Socialists mainly share the belief that capitalism unfairly concentrates power and wealth into a small section of society who control capital, and creates an unequal society. All socialists advocate the creation of an egalitarian society, in which wealth and power are distributed more evenly, although there is considerable disagreement among socialists over how, and to what extent this could be achieved.
Socialism is not a discrete philosophy of fixed doctrine and program; its branches advocate a degree of social interventionism and economic rationalization, sometimes opposing each other. Another dividing feature of the socialist movement is the split on how a socialist economy should be established between the reformists and the revolutionaries. Some socialists advocate complete nationalization of the means of production, distribution, and exchange; while others advocate state control of capital within the framework of a market economy. Social democrats propose selective nationalization of key national industries in mixed economies combined with tax-funded welfare programs; Libertarian socialism (which includes Socialist Anarchism and Libertarian Marxism) rejects state control and ownership of the economy altogether and advocates direct collective ownership of the means of production via co-operative workers' councils and workplace democracy.

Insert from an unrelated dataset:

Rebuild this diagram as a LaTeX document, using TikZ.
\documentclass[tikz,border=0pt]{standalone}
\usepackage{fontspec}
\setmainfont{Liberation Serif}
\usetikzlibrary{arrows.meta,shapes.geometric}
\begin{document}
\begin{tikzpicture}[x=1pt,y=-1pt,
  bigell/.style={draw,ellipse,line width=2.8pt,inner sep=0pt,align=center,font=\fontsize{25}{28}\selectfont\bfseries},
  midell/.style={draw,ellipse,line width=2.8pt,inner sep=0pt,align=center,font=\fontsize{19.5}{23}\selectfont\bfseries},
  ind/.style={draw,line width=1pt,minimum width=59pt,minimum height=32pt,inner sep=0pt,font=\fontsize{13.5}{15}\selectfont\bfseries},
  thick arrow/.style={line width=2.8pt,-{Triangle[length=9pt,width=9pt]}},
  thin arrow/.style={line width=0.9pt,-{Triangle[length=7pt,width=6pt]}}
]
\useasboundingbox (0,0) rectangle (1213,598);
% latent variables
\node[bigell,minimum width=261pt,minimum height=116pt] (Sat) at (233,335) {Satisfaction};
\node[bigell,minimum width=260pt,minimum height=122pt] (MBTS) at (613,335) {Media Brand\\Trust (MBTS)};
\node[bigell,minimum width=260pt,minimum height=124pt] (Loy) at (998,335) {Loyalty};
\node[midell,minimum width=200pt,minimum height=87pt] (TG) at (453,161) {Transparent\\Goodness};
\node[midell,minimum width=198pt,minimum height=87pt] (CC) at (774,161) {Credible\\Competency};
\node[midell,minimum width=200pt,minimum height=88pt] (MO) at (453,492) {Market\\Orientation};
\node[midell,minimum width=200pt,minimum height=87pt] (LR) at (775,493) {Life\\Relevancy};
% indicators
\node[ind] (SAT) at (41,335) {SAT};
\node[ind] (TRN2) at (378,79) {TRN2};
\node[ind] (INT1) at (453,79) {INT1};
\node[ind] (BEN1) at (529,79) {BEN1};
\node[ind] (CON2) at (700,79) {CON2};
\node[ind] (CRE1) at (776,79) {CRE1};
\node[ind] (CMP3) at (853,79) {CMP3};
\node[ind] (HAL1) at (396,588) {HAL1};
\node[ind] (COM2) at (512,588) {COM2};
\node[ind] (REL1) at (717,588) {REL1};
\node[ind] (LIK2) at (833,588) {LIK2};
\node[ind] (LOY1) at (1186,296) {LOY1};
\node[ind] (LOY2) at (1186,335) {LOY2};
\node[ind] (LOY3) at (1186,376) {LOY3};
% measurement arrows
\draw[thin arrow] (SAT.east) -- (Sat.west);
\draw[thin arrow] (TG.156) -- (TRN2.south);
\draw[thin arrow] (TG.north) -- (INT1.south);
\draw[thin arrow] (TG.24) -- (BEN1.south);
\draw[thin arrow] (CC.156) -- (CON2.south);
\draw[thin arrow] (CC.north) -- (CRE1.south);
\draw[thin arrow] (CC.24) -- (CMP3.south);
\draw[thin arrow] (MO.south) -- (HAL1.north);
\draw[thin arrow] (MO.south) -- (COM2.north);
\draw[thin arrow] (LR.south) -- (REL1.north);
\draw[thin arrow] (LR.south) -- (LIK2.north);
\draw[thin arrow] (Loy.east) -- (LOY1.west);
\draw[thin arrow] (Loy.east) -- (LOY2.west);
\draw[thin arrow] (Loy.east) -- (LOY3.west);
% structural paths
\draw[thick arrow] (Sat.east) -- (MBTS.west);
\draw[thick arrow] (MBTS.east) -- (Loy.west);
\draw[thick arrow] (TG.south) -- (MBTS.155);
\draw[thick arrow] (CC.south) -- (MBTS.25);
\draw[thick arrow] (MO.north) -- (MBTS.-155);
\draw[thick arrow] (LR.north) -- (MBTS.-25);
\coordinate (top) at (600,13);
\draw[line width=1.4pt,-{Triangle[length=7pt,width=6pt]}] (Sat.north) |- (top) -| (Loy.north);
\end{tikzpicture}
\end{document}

In the 1970s and the 1980s, Yugoslavian, Hungarian, Polish and Chinese Communists instituted various forms of market socialism combining co-operative and State ownership models with the free market exchange. This is unlike the earlier theoretical market socialist proposal put forth by Oskar Lange in that it allows market forces, rather than central planners to guide production and exchange. Anarcho-syndicalists, Luxemburgists (such as those in the Socialist Party USA) and some elements of the United States New Left favor decentralized collective ownership in the form of cooperatives or workers' councils.
Historical precedents
Socialist thought and organization predate Socialism as ideology, which emerged in the first-half of the nineteenth century. In fifth-century Persia, the Mazdak proto-socialists challenged Noble and Clerical privilege, criticized private property to achieve an egalitarian society. In sixteenth-century literature, Utopia (1519), by Thomas More, posits a socialist utopia. In the nineteenth century, as socialist thought coalesced to formal ideology and programme, William Morris denoted the priest John Ball (1331–1381) as the first socialist in England, for having been a leader of the Peasants' Revolt (1381); moreover, Ball is credited the saying: When Adam delved and Eve span, who was, then, the gentleman? In the mid-seventeenth century English Civil War, the contemporary political socialists include the Levellers, and the Diggers, advocating common tenancy of land. In eighteenth-century France, Enlightenment criticism of enforced socio-economic inequality is Jean Jacques Rousseau's gist in the Social Contract, that begins: Man is born free, and he is everywhere in chains. After the French Revolution, François Noël Babeuf advocated common land-ownership and politico-economic equality of Citizens.